We've seen the mandatory arguments to pass to the Reader class, but there are other important arguments that can be passed to the Reader class:

- `fix`, True by default, it will fix the metadata of the dataset, variable names, units, etc. By default it will make all your data GSV compliant, but custom fixes can be built, in order to adapt your dataset to another standard.
- `areas`, it is the other option True by default. If True, the Reader will load the areas of the grid cells, which are needed to compute the area weighted mean of the data.
- `regrid`, similarly to the `areas` argument, if you want to regrid your data the Reader has to load the grid of the target dataset. The regrid argument has to be enabled and it has to have as value the resolution of the target grid, e.g. 'r100' for a 1°x1° grid.
- `startdate` and `enddate`, the start and end date of the dataset to retrieve. Especially for big datasets, even only exploring the metadata can be time consuming, so it is useful to specify the time range of interest.
- `loglevel`, the level of verbosity of the logger. The default is 'WARNING', but you can set it to 'INFO' or 'DEBUG' to have more info on the operations done by the Reader.
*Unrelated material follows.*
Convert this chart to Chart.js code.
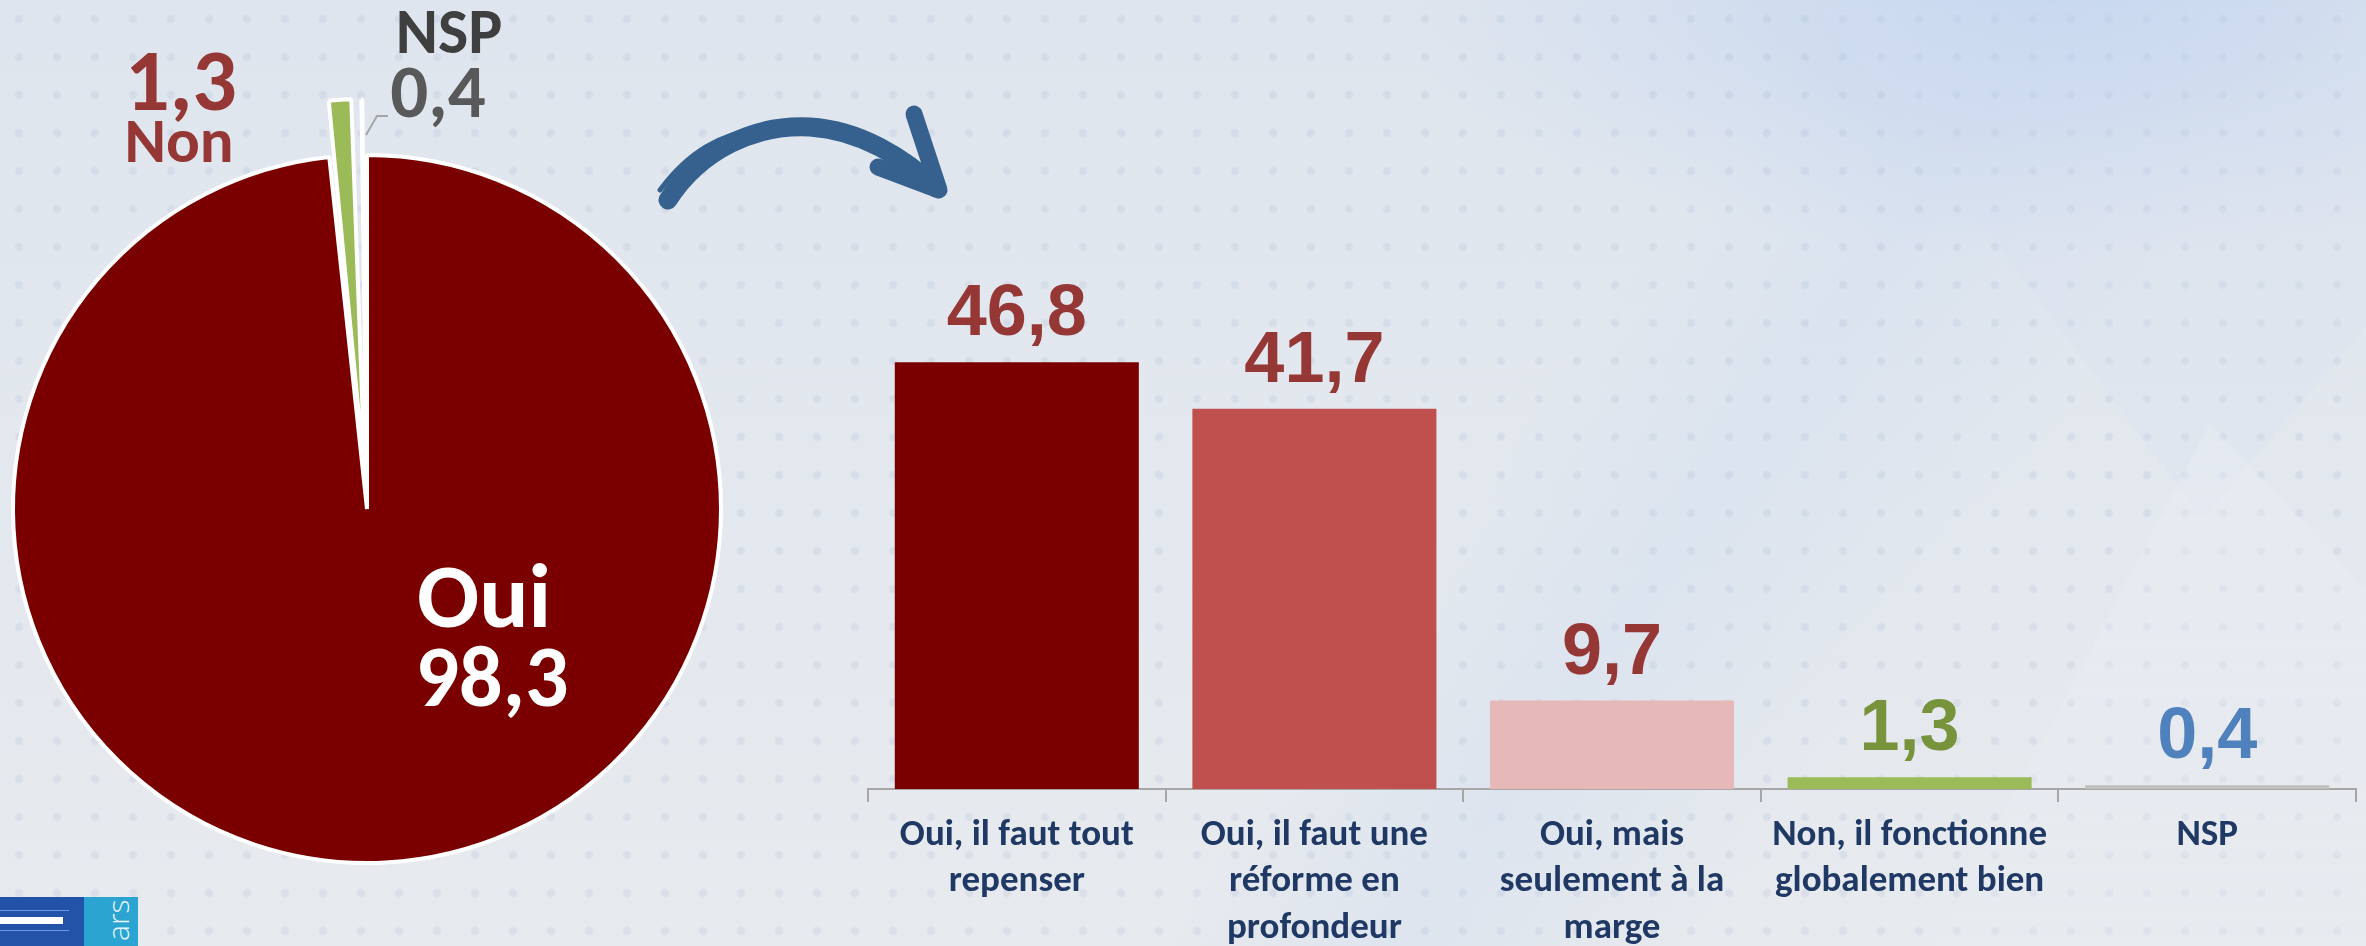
<!DOCTYPE html>
<html lang="fr">
<head>
<meta charset="utf-8">
<title>Faut-il réformer le système ?</title>
<script src="https://cdn.jsdelivr.net/npm/chart.js@4.4.1/dist/chart.umd.min.js"></script>
<style>
  html, body { margin: 0; padding: 0; }
  body {
    width: 2366px; height: 946px; overflow: hidden; position: relative;
    background-color: #e2e7ee;
    background-image:
      radial-gradient(circle at 50% 50%, rgba(140,160,195,0.15) 0 3px, rgba(140,160,195,0) 5px),
      radial-gradient(ellipse 650px 260px at 2050px 0px, rgba(196,214,240,0.9), rgba(196,214,240,0) 100%),
      linear-gradient(125deg, rgba(210,222,240,0) 60%, rgba(208,221,240,0.4) 68%, rgba(210,222,240,0) 78%),
      linear-gradient(180deg, #dfe5ee 0%, #e3e8ef 45%, #e7eaee 100%);
    background-size: 38px 38px, 100% 100%, 100% 100%, 100% 100%;
  }
  .shape { position: absolute; pointer-events: none; filter: blur(6px); }
  #tri1 { left: 1900px; top: 380px; width: 620px; height: 620px;
          background: linear-gradient(180deg, rgba(238,241,246,0.35), rgba(232,236,242,0.25));
          clip-path: polygon(50% 7%, 100% 60%, 100% 100%, 0% 100%, 2% 98%); }
  #tri2 { left: 1500px; top: 0px; width: 900px; height: 520px;
          background: rgba(214,225,241,0.22);
          clip-path: polygon(35% 0%, 100% 0%, 100% 55%, 78% 100%); }
  canvas { position: absolute; top: 0; }
  #pie { left: 0; }
  #bars { left: 800px; }
  #arrow { position: absolute; left: 0; top: 0; }
  .logo { position: absolute; left: 0; top: 897px; width: 138px; height: 49px; overflow: hidden; }
  .logo .blue { position: absolute; left: 0; top: 0; width: 84px; height: 49px; background: #2352a9; }
  .logo .bar { position: absolute; left: 0; top: 20px; width: 63px; height: 7px; background: #ffffff; }
  .logo .line { position: absolute; left: 0; width: 69px; height: 1px; background: #6f9ae0; }
  .logo .cyan { position: absolute; left: 84px; top: 0; width: 54px; height: 49px; background: #2ba4d2; }
  .logo .txt { position: absolute; left: 97px; color: #e8f4fb; font: 300 30px "Open Sans", sans-serif;
               transform: rotate(-90deg); transform-origin: 0 0; white-space: nowrap; }
</style>
</head>
<body>
<div class="shape" id="tri2"></div>
<div class="shape" id="tri1"></div>
<svg id="arrow" width="1000" height="260" viewBox="0 0 1000 260">
  <path d="M 668 200 C 700 150, 755 124, 810 127 C 860 130, 905 158, 936 188"
        fill="none" stroke="#36618f" stroke-width="19" stroke-linecap="round"/>
  <path d="M 660 190 C 690 150, 720 135, 760 128" fill="none" stroke="#36618f" stroke-width="5" stroke-linecap="round"/>
  <path d="M 914 114 L 939 190 L 878 167" fill="none" stroke="#36618f" stroke-width="17"
        stroke-linecap="round" stroke-linejoin="round"/>
</svg>
<canvas id="pie" width="800" height="946"></canvas>
<canvas id="bars" width="1566" height="946"></canvas>
<div class="logo">
  <div class="blue"></div>
  <div class="line" style="top:13px"></div>
  <div class="bar"></div>
  <div class="line" style="top:33px"></div>
  <div class="cyan"></div>
  <div class="txt" style="top:44px">ars</div>
</div>
<script>
// Réponses globales (camembert)
const pieLabels = ['Oui', 'Non', 'NSP'];
const pieValues = [98.3, 1.3, 0.4];
const pieColors = ['#7a0000', '#9bbb59', '#7f7f7f'];

// Détail des réponses (histogramme)
const barCategories = [
  ['Oui, il faut tout', 'repenser'],
  ['Oui, il faut une', 'réforme en', 'profondeur'],
  ['Oui, mais', 'seulement à la', 'marge'],
  ['Non, il fonctionne', 'globalement bien'],
  ['NSP']
];
const barValues = [46.8, 41.7, 9.7, 1.3, 0.4];
const barColors = ['#7a0000', '#c0504d', '#e6b9b8', '#9bbb59', '#bfbfbf'];
const barValueColors = ['#953735', '#953735', '#953735', '#77933c', '#4f81bd'];

const fmt = v => v.toFixed(1).replace('.', ',');
const CAL = 'Carlito, Calibri, "Open Sans", sans-serif';

// Étiquettes du camembert : nom + valeur, placées autour du centre
const pieLabelPlugin = {
  id: 'pieLabels',
  afterDatasetsDraw(chart) {
    const ctx = chart.ctx;
    const arc = chart.getDatasetMeta(0).data[0];
    const cx = arc.x, cy = arc.y;
    ctx.save();
    ctx.textAlign = 'center';
    ctx.textBaseline = 'alphabetic';
    // Oui
    ctx.fillStyle = '#ffffff';
    ctx.font = 'bold 92px ' + CAL;
    ctx.fillText(pieLabels[0], cx + 117, cy + 118);
    ctx.font = 'bold 86px ' + CAL;
    ctx.fillText(fmt(pieValues[0]), cx + 125, cy + 197);
    // Non
    ctx.fillStyle = '#953735';
    ctx.font = 'bold 88px ' + CAL;
    ctx.fillText(fmt(pieValues[1]), cx - 186, cy - 399);
    ctx.font = 'bold 63px ' + CAL;
    ctx.fillText(pieLabels[1], cx - 188, cy - 347);
    // NSP
    ctx.fillStyle = '#3f3f3f';
    ctx.font = 'bold 64px ' + CAL;
    ctx.fillText(pieLabels[2], cx + 82, cy - 456);
    ctx.fillStyle = '#595959';
    ctx.font = 'bold 75px ' + CAL;
    ctx.fillText(fmt(pieValues[2]), cx + 71, cy - 392);
    // trait de rappel vers la part NSP
    ctx.strokeStyle = '#a6a6a6';
    ctx.lineWidth = 2;
    ctx.beginPath();
    ctx.moveTo(cx + 21, cy - 393);
    ctx.lineTo(cx + 10, cy - 393);
    ctx.lineTo(cx - 1, cy - 374);
    ctx.stroke();
    ctx.restore();
  }
};

new Chart(document.getElementById('pie'), {
  type: 'pie',
  data: {
    labels: pieLabels,
    datasets: [{
      data: pieValues,
      backgroundColor: pieColors,
      borderColor: '#ffffff',
      borderWidth: 4,
      offset: [0, 117, 113]
    }]
  },
  options: {
    responsive: false,
    animation: false,
    radius: 354,
    layout: { padding: { left: 0, right: 66, top: 72, bottom: 0 } },
    plugins: { legend: { display: false }, tooltip: { enabled: false } }
  },
  plugins: [pieLabelPlugin]
});

// Valeurs au-dessus des barres
const barValuePlugin = {
  id: 'barValues',
  afterDatasetsDraw(chart) {
    const ctx = chart.ctx;
    const meta = chart.getDatasetMeta(0);
    ctx.save();
    ctx.textAlign = 'center';
    ctx.textBaseline = 'alphabetic';
    ctx.font = 'bold 72px "Liberation Sans", Arial, sans-serif';
    meta.data.forEach((bar, i) => {
      ctx.fillStyle = barValueColors[i];
      ctx.fillText(fmt(barValues[i]), bar.x, bar.y - 27);
    });
    ctx.restore();
  }
};

new Chart(document.getElementById('bars'), {
  type: 'bar',
  data: {
    labels: barCategories,
    datasets: [{
      data: barValues,
      backgroundColor: barColors,
      borderWidth: 0,
      barPercentage: 0.82,
      categoryPercentage: 1.0
    }]
  },
  options: {
    responsive: false,
    animation: false,
    layout: { padding: { left: 68, right: 10, top: 333, bottom: 0 } },
    scales: {
      x: {
        afterFit(scale) { scale.height = 157; },
        grid: { offset: true, drawOnChartArea: false, drawTicks: true, tickLength: 13, color: '#a6a6a6', lineWidth: 2 },
        border: { display: true, color: '#a6a6a6', width: 2 },
        ticks: {
          color: '#1f3864',
          font: { family: CAL, size: 37, weight: 'bold', lineHeight: 1.26 },
          padding: 10,
          maxRotation: 0,
          autoSkip: false
        }
      },
      y: { display: false, min: 0, max: 50 }
    },
    plugins: { legend: { display: false }, tooltip: { enabled: false } }
  },
  plugins: [barValuePlugin]
});
</script>
</body>
</html>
This will propagate also to internal functions, so you can have a lot of info on the operations done by the Reader.

`**kwargs` can be defined in the catalog entry and used when calling the Reader, enabling for example the usage of ensemble members.

!! Only the fixer will be applied automatically to the dataset, the regridder and the areas will be applied only when needed, i.e. when you ask for it.

## Retrieve arguments

The `retrieve` method of the Reader object has some important arguments:

- `var`, the variable to retrieve. If not specified, all the variables of the dataset will be retrieved.
- `startdate` and `enddate`, the start and end date of the dataset to retrieve. If not specified, the whole dataset will be retrieved. As you can see this can be specified both at Reader or retrieve level. If you know immediately which dates do you need, it is better to specify them at Reader level.

## xarray compatibility

The data retrieved by the Reader are xarray.Dataset objects, so you can use all the xarray functionalities to analyze and plot the data.

Let's try to do a little exercise with the ERA5 data and the IFS-NEMO historical simulation from phase1.

You can open this two entries:

- catalog='obs', model='IFS-NEMO', exp= 'historical-1990', source='lra-r100-monthly'
- catalog='climatedt-phase1', model='ERA5', exp='era5', source='monthly'

Both the sources are regular lon-lat grids, so we can compute for the two easily the global mean temperature (var=2t) and plot a time series of it. Can you do it for the period 1990-2005 with the usage of the Reader and the xarray functionalities?

If you need hint or the solution, please check on the hedgedoc of the AQUAthon.